Sixty is a very small number to consider as a sample, says Google spokesperson.
The crisis-struck search engine giant Google could face yet another legal battle over gender inequality in the workplace after more than 60 current and former employees have decided to sue the firm over sexism and wage disparity.
The Guardian on Tuesday reported that the women employees have hired civil rights attorney James Feinberg to represent them in the court.
The complainants have requested their lawyer to file a class-action suit against Google after they felt less paid when compared to their male counterparts who have identical qualifications.
The women have reportedly stated that the work atmosphere for women in Google remains to be hostile and the company offers very little scope for women employees to go ahead in their career.

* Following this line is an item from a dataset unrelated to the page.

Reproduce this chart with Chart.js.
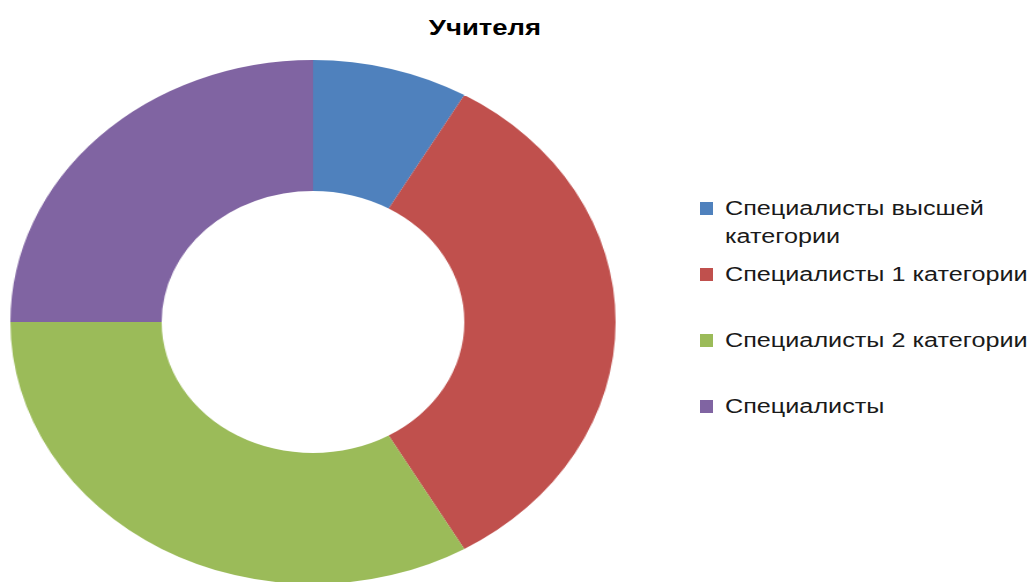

A Google spokesperson was quoted by Guardian saying that sixty is a very small number to consider as a sample to come to any conclusion.
Currently, Google has 31 percent female workforce out of a total of 72,053 employees, which makes the number of female staff at Google 22,336.
The spokesperson also added that there are differences in salary based on the location, role, and performance of an employee, but gender has never been a yardstick during the evaluation.
Google has been battling with a leaked anti-diversity manifesto sent by one of its engineers to its staffs. The engineer who sent the memo was sacked on Tuesday and the CEO Sundar Pichai had to cut short his family vacation to address the crisis.
Pichai, in an email sent across to employees of Google, said that the manifesto of the engineer is “advancing harmful gender stereotypes” in the workplace.
If the women petitioners go ahead with the class-action suit, it will become an additional legal burden for Google that is already facing a case filed by US Department of Labor for systematically underpays women. The department recently got the nod from a judge to force the company to hand over a portion of the company’s salary records.
Interestingly, Google on its Diversity official website says that a survey found that women in tech were less likely to self-nominate for promotions.
The website also says that the company has been following gender pay equity in the firm. The site also boasts of Google’s caregiver leave program and their LGBT policies.
“They are concerned that women are channeled to levels and positions that pay less than men with similar education and experience,” Attorney Finberg said to the Guardian.